## Start DATA

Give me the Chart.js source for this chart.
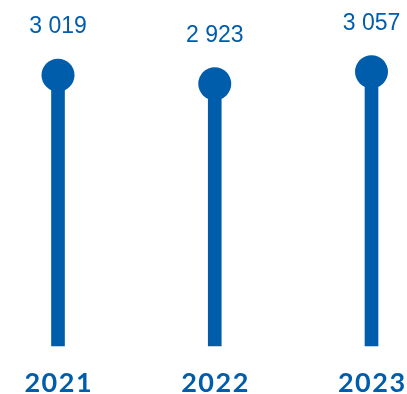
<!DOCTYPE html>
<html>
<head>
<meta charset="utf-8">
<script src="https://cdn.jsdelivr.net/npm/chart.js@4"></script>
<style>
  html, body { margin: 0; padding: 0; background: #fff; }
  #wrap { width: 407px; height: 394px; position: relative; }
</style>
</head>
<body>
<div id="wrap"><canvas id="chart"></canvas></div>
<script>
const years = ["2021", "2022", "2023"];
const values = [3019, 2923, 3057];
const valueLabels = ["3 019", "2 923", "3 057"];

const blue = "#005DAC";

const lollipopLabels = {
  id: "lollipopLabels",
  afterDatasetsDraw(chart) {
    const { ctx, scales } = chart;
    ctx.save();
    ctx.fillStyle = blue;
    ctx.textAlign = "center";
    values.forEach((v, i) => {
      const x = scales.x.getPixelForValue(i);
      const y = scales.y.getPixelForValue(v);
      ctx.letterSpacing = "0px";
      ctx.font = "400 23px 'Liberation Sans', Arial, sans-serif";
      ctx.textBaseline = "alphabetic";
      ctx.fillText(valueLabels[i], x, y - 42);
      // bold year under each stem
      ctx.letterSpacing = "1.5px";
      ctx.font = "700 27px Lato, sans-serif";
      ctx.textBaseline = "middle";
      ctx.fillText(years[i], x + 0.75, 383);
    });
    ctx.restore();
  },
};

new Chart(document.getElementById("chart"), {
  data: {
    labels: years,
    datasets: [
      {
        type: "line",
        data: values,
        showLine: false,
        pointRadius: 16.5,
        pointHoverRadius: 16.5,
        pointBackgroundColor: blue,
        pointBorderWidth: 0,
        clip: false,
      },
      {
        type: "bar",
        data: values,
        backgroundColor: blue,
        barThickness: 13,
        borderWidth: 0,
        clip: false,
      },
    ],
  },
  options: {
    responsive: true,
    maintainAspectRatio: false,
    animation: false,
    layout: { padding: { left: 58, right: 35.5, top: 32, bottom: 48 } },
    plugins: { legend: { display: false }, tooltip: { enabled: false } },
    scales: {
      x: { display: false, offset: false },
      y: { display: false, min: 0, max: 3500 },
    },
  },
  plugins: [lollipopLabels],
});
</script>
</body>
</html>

## End DATA

→ **WHAT YOU SHOULD DO**: Would you return the data exactly as written, without the pictures?

→ **RESPONSE**:
Give me the Chart.js source for this chart.
<!DOCTYPE html>
<html>
<head>
<meta charset="utf-8">
<script src="https://cdn.jsdelivr.net/npm/chart.js@4"></script>
<style>
  html, body { margin: 0; padding: 0; background: #fff; }
  #wrap { width: 407px; height: 394px; position: relative; }
</style>
</head>
<body>
<div id="wrap"><canvas id="chart"></canvas></div>
<script>
const years = ["2021", "2022", "2023"];
const values = [3019, 2923, 3057];
const valueLabels = ["3 019", "2 923", "3 057"];

const blue = "#005DAC";

const lollipopLabels = {
  id: "lollipopLabels",
  afterDatasetsDraw(chart) {
    const { ctx, scales } = chart;
    ctx.save();
    ctx.fillStyle = blue;
    ctx.textAlign = "center";
    values.forEach((v, i) => {
      const x = scales.x.getPixelForValue(i);
      const y = scales.y.getPixelForValue(v);
      ctx.letterSpacing = "0px";
      ctx.font = "400 23px 'Liberation Sans', Arial, sans-serif";
      ctx.textBaseline = "alphabetic";
      ctx.fillText(valueLabels[i], x, y - 42);
      // bold year under each stem
      ctx.letterSpacing = "1.5px";
      ctx.font = "700 27px Lato, sans-serif";
      ctx.textBaseline = "middle";
      ctx.fillText(years[i], x + 0.75, 383);
    });
    ctx.restore();
  },
};

new Chart(document.getElementById("chart"), {
  data: {
    labels: years,
    datasets: [
      {
        type: "line",
        data: values,
        showLine: false,
        pointRadius: 16.5,
        pointHoverRadius: 16.5,
        pointBackgroundColor: blue,
        pointBorderWidth: 0,
        clip: false,
      },
      {
        type: "bar",
        data: values,
        backgroundColor: blue,
        barThickness: 13,
        borderWidth: 0,
        clip: false,
      },
    ],
  },
  options: {
    responsive: true,
    maintainAspectRatio: false,
    animation: false,
    layout: { padding: { left: 58, right: 35.5, top: 32, bottom: 48 } },
    plugins: { legend: { display: false }, tooltip: { enabled: false } },
    scales: {
      x: { display: false, offset: false },
      y: { display: false, min: 0, max: 3500 },
    },
  },
  plugins: [lollipopLabels],
});
</script>
</body>
</html>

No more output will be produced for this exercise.